Social Return on Investment (SROI)

[Adapted from: Glanz A and Knapp M (2017) Understanding substantive and theoretical issues in long-term care. Glossary of key terms. From: Social Protection Investment in Long-Term Care Project, HORIZON 2020 - Grant Agreement No 649565. European Union. (The resource is accessible here)]

Social return on investment (SROI) has its origins in the third sector, originally developed by the Roberts Enterprise Development Foundation in 1996 as a response to the perceived shortcomings of cost benefit analysis, CBA  (Roberts Foundation 1996). From its inception, SROI has developed with influences also from sustainability reporting and financial accounting.

SROI is essentially a framework of seven principles (Social Value International 2015) that places the experiences of stakeholders at the centre of analysis to understand what has changed as a result of activities. Subsequently, the monetisation of direct and indirect changes, framed by concerns of materiality and a desire not to over-claim is designed to increase the accountability of decision-makers.

SROI studies seek to take account of various aspects of personal and social wellbeing – tangible and intangible – as experienced by a potentially wide variety of stakeholders. It has been suggested that there are differences between SROI and CBA (Social Value 2014), but these are differences in process, implementation and stakeholder involvement, rather than fundamental differences in underlying approach.

SROI aims to value outcomes from the perspective of the stakeholder, and this could be done for various non-marketed consequences by using different techniques, such as revealed preference, stated preference, or (more recently) wellbeing valuation techniques. (This last approach is mirrored in developments in relation to CBA; see above.) SROI also requires verification, audit process, using an appropriate range of possible methods. The aim is to provide information that is ‘good enough’, which means different levels of rigour according to use and audience.
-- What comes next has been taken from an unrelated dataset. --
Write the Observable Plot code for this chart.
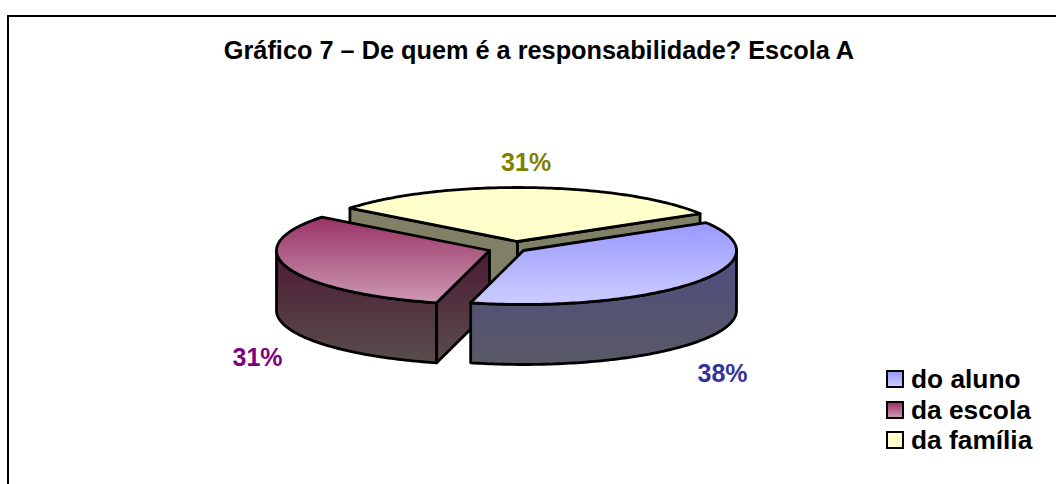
<!DOCTYPE html>
<html lang="pt">
<head>
<meta charset="utf-8">
<script src="https://cdn.jsdelivr.net/npm/d3@7"></script>
<script src="https://cdn.jsdelivr.net/npm/@observablehq/plot@0.6"></script>
<style>
  html, body { margin: 0; padding: 0; background: #fff; width: 1056px; height: 484px; overflow: hidden; }
  #chart { position: absolute; left: 0; top: 0; }
  #frame { position: absolute; left: 7px; top: 15px; width: 1060px; height: 500px; border: 2px solid #000; }
  #legend { position: absolute; left: 886px; top: 364px; font: bold 26.3px/30.5px "Liberation Sans", Arial, sans-serif; color: #000; white-space: nowrap; }
  #legend div { display: flex; align-items: center; height: 30.5px; }
  #legend i { display: block; width: 14px; height: 14px; border: 2.5px solid #000; margin-right: 7px; }
</style>
</head>
<body>
<div id="frame"></div>
<div id="chart"></div>
<div id="legend"></div>
<script>
const chartTitle = "Gráfico 7 – De quem é a responsabilidade? Escola A";
const categories = ["do aluno", "da escola", "da família"];
const shares = [37.6, 31.6, 30.8];
const percentLabels = ["38%", "31%", "31%"];

// Styles and layout, kept apart from the values above
const topStops = [["#9999ff", "#ccccff"], ["#993366", "#cc99b3"], ["#ffffcc", "#ffffcc"]];
const wallStops = [["#4d4d80", "#595966"], ["#4d1a33", "#594d4d"], ["#808066", "#808066"]];
const labelColors = ["#333399", "#800080", "#808000"];
const firstAngle = -31;
const depth = 60 / 54;
const explodeX = [0, -34 / 213, -6 / 213];
const explodeY = [0, 0, -9 / 54];
const reachX = [1.165, 1.15, 0.65];
const reachY = [1.96, 2.73, 1.46];

const rad = d => d * Math.PI / 180;
const total = d3.sum(shares);
let running = firstAngle;
const slices = categories.map((name, i) => {
  const a0 = running;
  const a1 = running + shares[i] / total * 360;
  running = a1;
  return { name, i, a0, a1, ox: explodeX[i], oy: explodeY[i] };
});

const rimPoint = (s, a, drop = 0) => ({ x: s.ox + Math.cos(rad(a)), y: s.oy + Math.sin(rad(a)) + drop });
const hub = (s, drop = 0) => ({ x: s.ox, y: s.oy + drop });
const closed = pts => [...pts, pts[0]];
const arc = (s, a0, a1, drop = 0) => {
  const n = Math.max(1, Math.ceil(Math.abs(a1 - a0)));
  return d3.range(n + 1).map(k => rimPoint(s, a0 + (a1 - a0) * k / n, drop));
};

const topFace = s => closed([hub(s), ...arc(s, s.a0, s.a1)]);
const radialWall = (s, a) => closed([hub(s), rimPoint(s, a), rimPoint(s, a, depth), hub(s, depth)]);
const outerWall = (s, a0, a1) => closed([...arc(s, a0, a1), ...arc(s, a1, a0, depth)]);

const piece = (pts, id) => Plot.line(pts, {
  x: "x", y: "y", fill: `url(#${id})`, stroke: "#000", strokeWidth: 2.8,
  strokeLinejoin: "round", curve: "linear"
});

const [blue, red, yellow] = slices;

const defsMark = () => {
  const ns = "http://www.w3.org/2000/svg";
  const defs = document.createElementNS(ns, "defs");
  const addGradient = (id, [c0, c1]) => {
    const g = document.createElementNS(ns, "linearGradient");
    g.setAttribute("id", id);
    g.setAttribute("x1", 0); g.setAttribute("y1", 0);
    g.setAttribute("x2", 0); g.setAttribute("y2", 1);
    [[0, c0], [1, c1]].forEach(([o, c]) => {
      const st = document.createElementNS(ns, "stop");
      st.setAttribute("offset", o);
      st.setAttribute("stop-color", c);
      g.appendChild(st);
    });
    defs.appendChild(g);
  };
  topStops.forEach((c, i) => addGradient(`top${i}`, c));
  wallStops.forEach((c, i) => addGradient(`wall${i}`, c));
  return defs;
};

const labelData = slices.map(s => {
  const mid = rad((s.a0 + s.a1) / 2);
  const sin = Math.sin(mid);
  return {
    text: percentLabels[s.i],
    color: labelColors[s.i],
    x: s.ox + reachX[s.i] * Math.cos(mid),
    y: s.oy + reachY[s.i] * sin + (sin > 0 ? depth : 0)
  };
});

const plot = Plot.plot({
  width: 1056,
  height: 484,
  margin: 0,
  x: { domain: [-1, 1], range: [310, 736], axis: null },
  y: { domain: [-1, 1], range: [196, 304], axis: null },
  style: { background: "transparent", fontFamily: '"Liberation Sans", Arial, sans-serif' },
  marks: [
    defsMark,
    piece(radialWall(yellow, yellow.a0), "wall2"),
    piece(radialWall(yellow, yellow.a1), "wall2"),
    piece(topFace(yellow), "top2"),
    piece(outerWall(red, red.a0, 180), "wall1"),
    piece(radialWall(red, red.a0), "wall1"),
    piece(topFace(red), "top1"),
    piece(outerWall(blue, 0, blue.a1), "wall0"),
    piece(topFace(blue), "top0"),
    Plot.text(labelData, {
      x: "x", y: "y", text: "text", fill: d => d.color,
      fontSize: 25, fontWeight: "bold", textAnchor: "middle", lineAnchor: "middle"
    }),
    Plot.text([chartTitle], {
      frameAnchor: "top-left", text: d => d, dx: 538.5, dy: 50,
      fill: "#000", fontSize: 25.3, fontWeight: "bold", textAnchor: "middle", lineAnchor: "middle"
    })
  ]
});
document.getElementById("chart").appendChild(plot);

const legend = document.getElementById("legend");
categories.forEach((name, i) => {
  const row = document.createElement("div");
  const sw = document.createElement("i");
  sw.style.background = `linear-gradient(${topStops[i][0]}, ${topStops[i][1]})`;
  row.appendChild(sw);
  row.appendChild(document.createTextNode(name));
  legend.appendChild(row);
});
</script>
</body>
</html>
Putting monetary values on non-market goods is challenging in SROI (as it is in any evaluation), especially in the long-term care field, where social valuation studies are still scarce. Consequently, results of different SROIs are not always comparable. SROI has been promoted by the UK Department of Health and Social Care as a measurement tool especially for social enterprises in health and social care (Millar and Hall 2013, Social Value UK 2014, The SROI Network 2012).